With so many Large Language Models (LLMs or GPTs) available today, how do you know which one to use?
The truth is, there isn’t a single “best” model. Instead, the right choice depends on your specific needs and the tools you have at hand.
General-Purpose LLMs
Text-based LLMs like ChatGPT, Gemini, and Microsoft Copilot are widely used for general tasks. They’re great for asking about historical events, factual questions, proofreading, summarizing, calculations, quizzes, or generating content like essays, emails, and stories.
Many of these models also support image, video, voice, and music generation. You’ll often find these features bundled into the same chat interface for a seamless experience.
One area that sets some models apart is web search integration. While traditional LLMs are trained on static data and may have limited knowledge of recent events, web-enabled models can provide current information, effectively functioning as context-aware search engines.
Specialized AI Models
Beyond general LLMs, there are niche models built for specific purposes like playing chess, detecting objects in images, or generating music. These often power specialized tools or apps rather than general-purpose chatbots.
Creative models like DALL·E, Sora, or ElevenLabs are examples of this focused design, delivering results in areas like image generation, animation, or voice synthesis.
Privacy Considerations
Most public LLMs do not have access to your private data like email, internal documents, or proprietary content unless you explicitly connect them. However, they often store your prompts and uploads to improve future versions of the model.
That tradeoff is important to understand. If you’re writing the next installment of a best-selling novel, for example, and you use a public LLM to help brainstorm character arcs or plot twists, that content could unintentionally become part of the model’s training data. In a future release, another user might get a response that echoes your unreleased storyline. While unlikely, it raises real concerns about ownership and the premature release of confidential or creative material.
Some public LLMs now offer personal data grounding through integrations with services like Google Drive, Dropbox, and Outlook. This creates a more personalized experience by letting the model access your own files or messages. However, this also introduces a privacy tradeoff. Much like sharing personal content on social media, you gain functionality and convenience while potentially exposing data to systems you do not fully control. These options can be valuable for casual use but require careful judgment when working with sensitive information.
This is where private or enterprise LLMs become essential.
These models are based on the same core technology but are deployed in secure, isolated environments. They offer stronger privacy protections, do not use your inputs for training, and can access internal resources like file repositories, calendars, or databases. Tools like Microsoft 365 Copilot fall into this category, providing enterprise-grade functionality with additional guardrails.
When to Use What
- Public LLMs like ChatGPT or Gemini are perfect for general knowledge, creative exploration, casual content creation, or tasks that don’t involve sensitive data.

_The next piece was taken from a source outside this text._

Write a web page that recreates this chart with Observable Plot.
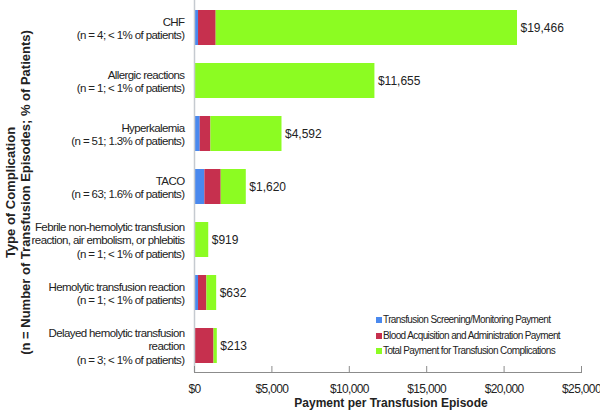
<!DOCTYPE html>
<html><head><meta charset="utf-8">
<script src="https://cdn.jsdelivr.net/npm/d3@7"></script>
<script src="https://cdn.jsdelivr.net/npm/@observablehq/plot@0.6"></script>
<style>
html,body{margin:0;padding:0;background:#fff;}
#wrap{position:relative;width:600px;height:415px;}
#legend{position:absolute;left:376px;top:312px;font-size:10px;font-family:"Liberation Sans",Arial,sans-serif;letter-spacing:-0.6px;color:#222;line-height:15.5px;white-space:nowrap;}
#legend .sw{display:inline-block;width:6px;height:6px;margin-right:1px;vertical-align:0px;}
g[aria-label="y-axis tick label"]{letter-spacing:-0.6px;}
g[aria-label="x-axis tick label"]{letter-spacing:-0.65px;}
g[aria-label="value label"]{letter-spacing:-0.65px;}
g[aria-label="x title"]{letter-spacing:-0.2px;}
</style></head><body><div id="wrap"></div>
<script>
const categories = ["CHF","Allergic reactions","Hyperkalemia","TACO","Febrile non-hemolytic transfusion\nreaction, air embolism, or phlebitis","Hemolytic transfusion reaction","Delayed hemolytic transfusion\nreaction"];
const counts = ["(n = 4; < 1% of patients)","(n = 1; < 1% of patients)","(n = 51; 1.3% of patients)","(n = 63; 1.6% of patients)","(n = 1; < 1% of patients)","(n = 1; < 1% of patients)","(n = 3; < 1% of patients)"];
const series = ["Transfusion Screening/Monitoring Payment","Blood Acquisition and Administration Payment","Total Payment for Transfusion Complications"];
const screening = [260, 0, 370, 670, 0, 260, 0];
const acquisition = [1140, 0, 690, 1055, 0, 540, 1260];
const complications = [19466, 11655, 4592, 1620, 919, 632, 213];
const colors = ["#4a89ee","#c6304e","#8cfc22"];
const xTicks = [0, 5000, 10000, 15000, 20000, 25000];
const xTitle = "Payment per Transfusion Episode";
const yTitle = "Type of Complication\n(n = Number of Transfusion Episodes; % of Patients)";

const fmt = d3.format("$,");
const valuesBySeries = [screening, acquisition, complications];
const data = categories.flatMap((c, i) => series.map((s, j) => ({category: c, series: s, value: valuesBySeries[j][i]})));
const totals = categories.map((c, i) => ({category: c, total: screening[i] + acquisition[i] + complications[i], label: fmt(complications[i])}));
const labelOf = new Map(categories.map((c, i) => [c, c + "\n" + counts[i]]));

const sans = '"Liberation Sans",Arial,sans-serif';
const chart = Plot.plot({
  width: 600, height: 415, marginLeft: 194, marginRight: 19, marginTop: 0, marginBottom: 43,
  style: {fontFamily: sans, fontSize: "12px", color: "#222", background: "#fff"},
  x: {domain: [0, 25000]},
  y: {domain: categories, paddingInner: 0.342, paddingOuter: 0.17},
  color: {domain: series, range: colors},
  marks: [
    Plot.barX(data, {x: "value", y: "category", fill: "series"}),
    Plot.ruleX([0], {stroke: "#c5cad0", strokeWidth: 1.5}),
    Plot.frame({anchor: "bottom", stroke: "#8c8c8c"}),
    Plot.axisX({ticks: xTicks, tickFormat: fmt, tickSize: -6, tickPadding: 18, fontSize: 12, stroke: "#8c8c8c", label: null}),
    Plot.axisY({tickSize: 0, tickPadding: 10, tickFormat: d => labelOf.get(d), lineHeight: 1.2, fontSize: 11.5, label: null}),
    Plot.text(totals, {x: "total", y: "category", text: "label", textAnchor: "start", dx: 3, fontSize: 12, ariaLabel: "value label"}),
    Plot.text([xTitle], {frameAnchor: "bottom", dy: 34, dx: 3, fontWeight: "bold", fontSize: 12, ariaLabel: "x title"}),
    Plot.text([yTitle], {frameAnchor: "left", textAnchor: "middle", rotate: -90, dx: -177, dy: 6, fontWeight: "bold", fontSize: 13, lineHeight: 1.15, ariaLabel: "y title"})
  ]
});
const wrap = document.getElementById("wrap");
wrap.appendChild(chart);
const legend = d3.select(wrap).append("div").attr("id", "legend");
series.forEach((s, j) => {
  const row = legend.append("div");
  row.append("span").attr("class", "sw").style("background", colors[j]);
  row.append("span").text(s);
});
</script></body></html>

- Private or enterprise LLMs are ideal when working with confidential documents, personal data, company information, or intellectual property.
- Specialized LLMs are best for focused tasks like design, animation, transcription, or music generation.
Often these decisions are made for you. If your company provides an enterprise LLM, it may already be integrated into your productivity tools. You might not have access to public models on your work devices at all.
On personal devices, most users gravitate to public models based on cost, user experience, or brand familiarity. These models tend to be more flexible and responsive, but they lack the privacy controls necessary for business use or confidential content.
Final Thoughts
Choosing an AI model isn’t about picking the most powerful option. It is about choosing the one that fits your task, respects your data, and gives you confidence in the result. Whether you are writing fan fiction or a company strategy memo, match the model to the moment. AI is an incredible tool, but like any tool, how you use it matters just as much as what it can do.